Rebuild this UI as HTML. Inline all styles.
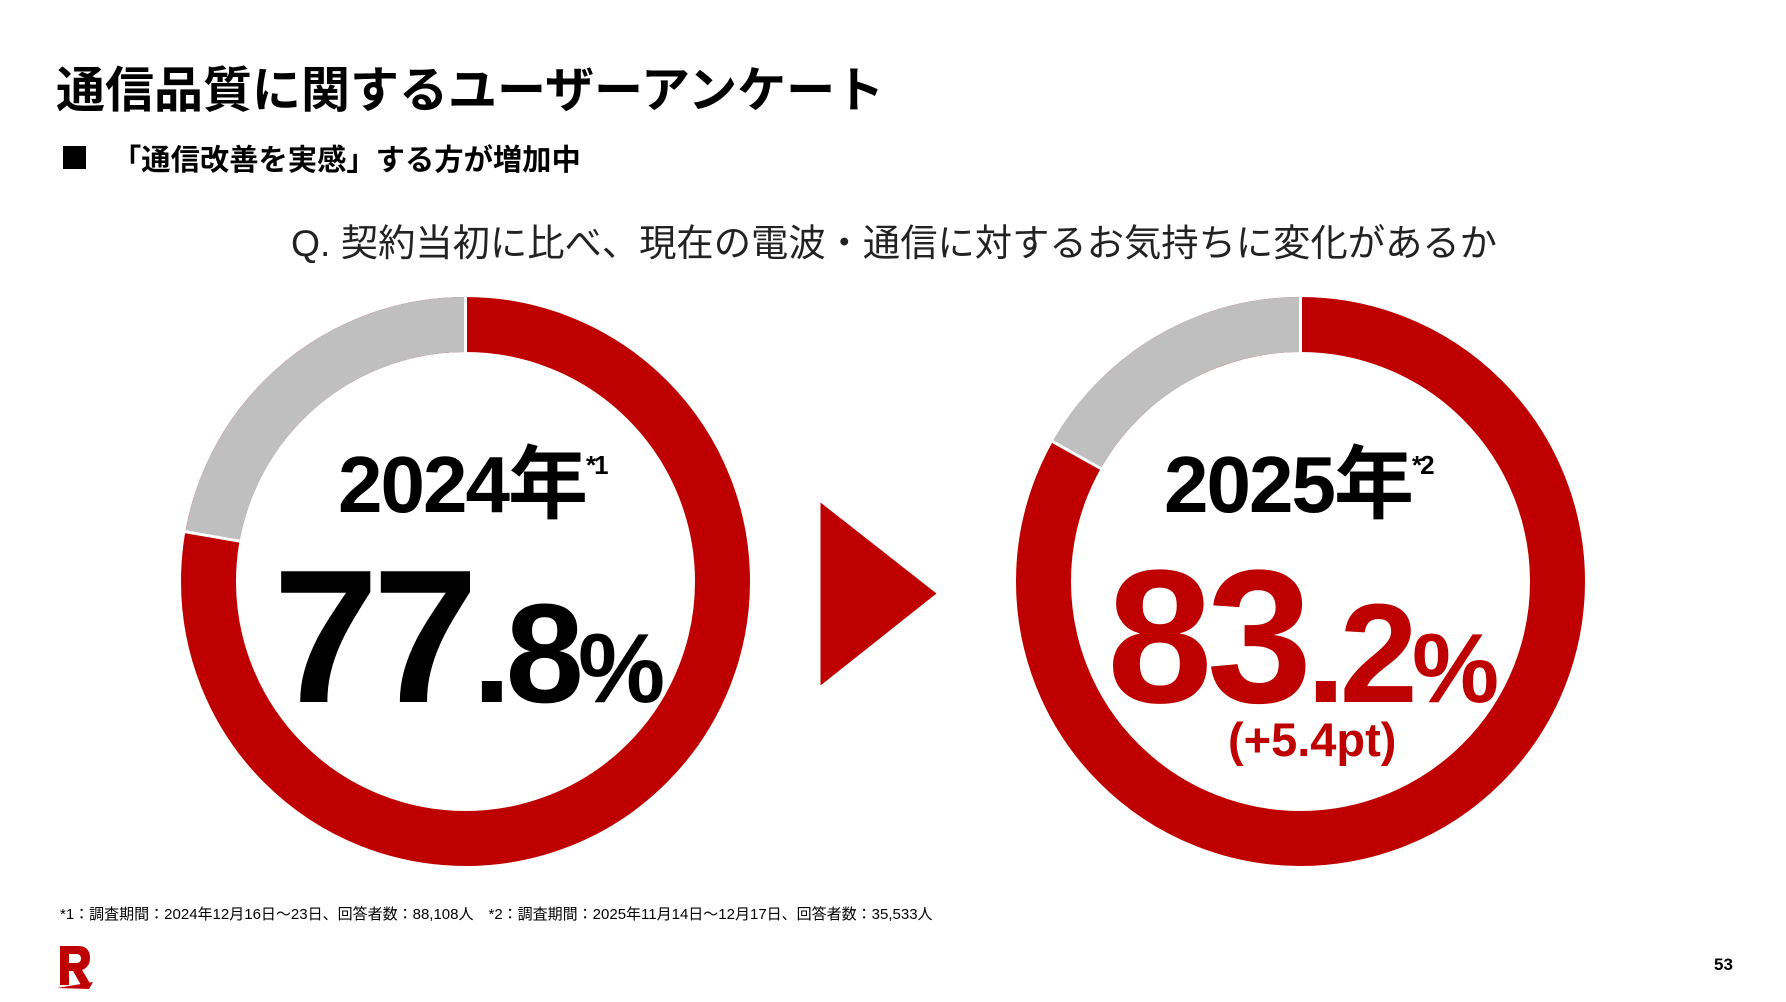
<!DOCTYPE html>
<html><head><meta charset="utf-8"><style>
body{margin:0;width:1786px;height:1002px;background:#fff;position:relative;overflow:hidden;font-family:"Liberation Sans","Noto Sans CJK JP",sans-serif;}
.a{position:absolute;white-space:nowrap;}
</style></head><body>
<div class="a" style="left:56px;top:51px;font-size:49px;font-weight:bold;color:#000;">通信品質に関するユーザーアンケート</div>
<div class="a" style="left:63px;top:146px;width:23px;height:23px;background:#000;"></div>
<div class="a" style="left:112px;top:137px;font-size:29.3px;font-weight:bold;color:#000;">「通信改善を実感」する方が増加中</div>
<div class="a" style="left:0;width:1788px;text-align:center;top:213px;font-size:37.3px;color:#222;">Q. 契約当初に比べ、現在の電波・通信に対するお気持ちに変化があるか</div>
<svg class="a" style="left:0;top:0" width="1786" height="1002">
<g transform="translate(-2.5,-2.5)">
<circle cx="468" cy="584" r="257" fill="none" stroke="#bf0000" stroke-width="55"/>
<path d="M215 539 A257 257 0 0 1 468 327" fill="none" stroke="#bfbfbf" stroke-width="55"/>
<line x1="468" y1="296" x2="468" y2="357" stroke="#fff" stroke-width="3"/>
<line x1="184.4" y1="533.6" x2="243" y2="543.8" stroke="#fff" stroke-width="3"/>
<polygon points="823,505 939,596 823,688" fill="#bf0000"/>
</g>
<g transform="translate(-5.5,-2.5)">
<circle cx="1306" cy="584" r="257" fill="none" stroke="#bf0000" stroke-width="55"/>
<path d="M1082.3 457.4 A257 257 0 0 1 1306 327" fill="none" stroke="#bfbfbf" stroke-width="55"/>
<line x1="1306" y1="296" x2="1306" y2="357" stroke="#fff" stroke-width="3"/>
<line x1="1055" y1="442.3" x2="1108" y2="472" stroke="#fff" stroke-width="3"/>
</g>
<path d="M60 946 h18 q12 0 12 12 q0 9 -8 12 l9 15 h-10 l-8 -14 h-4 v14 h-9z M69 954 v9 h7 q5 0 5 -4.5 q0 -4.5 -5 -4.5z" fill="#bf0000"/>
<path d="M57 988 l36 -6 l-4 7 z" fill="#bf0000"/>
</svg>
<div class="a" style="left:338px;top:420px;font-size:80px;font-weight:bold;letter-spacing:-2px;">2024年<sup style="font-size:26px;vertical-align:38px;">*1</sup></div>
<div class="a" style="left:273px;top:542px;font-weight:bold;color:#000;letter-spacing:-6px;line-height:1;"><span style="font-size:190px;">77</span><span style="font-size:141px;">.8</span><span style="font-size:98px;">%</span></div>
<div class="a" style="left:1164px;top:420px;font-size:80px;font-weight:bold;letter-spacing:-2px;">2025年<sup style="font-size:26px;vertical-align:38px;">*2</sup></div>
<div class="a" style="left:1107px;top:542px;font-weight:bold;color:#bf0000;letter-spacing:-6px;line-height:1;"><span style="font-size:190px;">83</span><span style="font-size:141px;">.2</span><span style="font-size:98px;">%</span></div>
<div class="a" style="left:1228px;top:712px;font-size:47px;font-weight:bold;color:#bf0000;">(+5.4pt)</div>
<div class="a" style="left:60px;top:903px;font-size:15px;color:#000;">*1：調査期間：2024年12月16日～23日、回答者数：88,108人　*2：調査期間：2025年11月14日～12月17日、回答者数：35,533人</div>
<div class="a" style="left:1714px;top:955px;font-size:17px;font-weight:bold;">53</div>
</body></html>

===

* **WHAT IS BEING ASKED**: Transcribe the material exactly, keeping every word and none of the pictures.

* **RESULT OF THE TASK**:
Rebuild this UI as HTML. Inline all styles.
<!DOCTYPE html>
<html><head><meta charset="utf-8"><style>
body{margin:0;width:1786px;height:1002px;background:#fff;position:relative;overflow:hidden;font-family:"Liberation Sans","Noto Sans CJK JP",sans-serif;}
.a{position:absolute;white-space:nowrap;}
</style></head><body>
<div class="a" style="left:56px;top:51px;font-size:49px;font-weight:bold;color:#000;">通信品質に関するユーザーアンケート</div>
<div class="a" style="left:63px;top:146px;width:23px;height:23px;background:#000;"></div>
<div class="a" style="left:112px;top:137px;font-size:29.3px;font-weight:bold;color:#000;">「通信改善を実感」する方が増加中</div>
<div class="a" style="left:0;width:1788px;text-align:center;top:213px;font-size:37.3px;color:#222;">Q. 契約当初に比べ、現在の電波・通信に対するお気持ちに変化があるか</div>
<svg class="a" style="left:0;top:0" width="1786" height="1002">
<g transform="translate(-2.5,-2.5)">
<circle cx="468" cy="584" r="257" fill="none" stroke="#bf0000" stroke-width="55"/>
<path d="M215 539 A257 257 0 0 1 468 327" fill="none" stroke="#bfbfbf" stroke-width="55"/>
<line x1="468" y1="296" x2="468" y2="357" stroke="#fff" stroke-width="3"/>
<line x1="184.4" y1="533.6" x2="243" y2="543.8" stroke="#fff" stroke-width="3"/>
<polygon points="823,505 939,596 823,688" fill="#bf0000"/>
</g>
<g transform="translate(-5.5,-2.5)">
<circle cx="1306" cy="584" r="257" fill="none" stroke="#bf0000" stroke-width="55"/>
<path d="M1082.3 457.4 A257 257 0 0 1 1306 327" fill="none" stroke="#bfbfbf" stroke-width="55"/>
<line x1="1306" y1="296" x2="1306" y2="357" stroke="#fff" stroke-width="3"/>
<line x1="1055" y1="442.3" x2="1108" y2="472" stroke="#fff" stroke-width="3"/>
</g>
<path d="M60 946 h18 q12 0 12 12 q0 9 -8 12 l9 15 h-10 l-8 -14 h-4 v14 h-9z M69 954 v9 h7 q5 0 5 -4.5 q0 -4.5 -5 -4.5z" fill="#bf0000"/>
<path d="M57 988 l36 -6 l-4 7 z" fill="#bf0000"/>
</svg>
<div class="a" style="left:338px;top:420px;font-size:80px;font-weight:bold;letter-spacing:-2px;">2024年<sup style="font-size:26px;vertical-align:38px;">*1</sup></div>
<div class="a" style="left:273px;top:542px;font-weight:bold;color:#000;letter-spacing:-6px;line-height:1;"><span style="font-size:190px;">77</span><span style="font-size:141px;">.8</span><span style="font-size:98px;">%</span></div>
<div class="a" style="left:1164px;top:420px;font-size:80px;font-weight:bold;letter-spacing:-2px;">2025年<sup style="font-size:26px;vertical-align:38px;">*2</sup></div>
<div class="a" style="left:1107px;top:542px;font-weight:bold;color:#bf0000;letter-spacing:-6px;line-height:1;"><span style="font-size:190px;">83</span><span style="font-size:141px;">.2</span><span style="font-size:98px;">%</span></div>
<div class="a" style="left:1228px;top:712px;font-size:47px;font-weight:bold;color:#bf0000;">(+5.4pt)</div>
<div class="a" style="left:60px;top:903px;font-size:15px;color:#000;">*1：調査期間：2024年12月16日～23日、回答者数：88,108人　*2：調査期間：2025年11月14日～12月17日、回答者数：35,533人</div>
<div class="a" style="left:1714px;top:955px;font-size:17px;font-weight:bold;">53</div>
</body></html>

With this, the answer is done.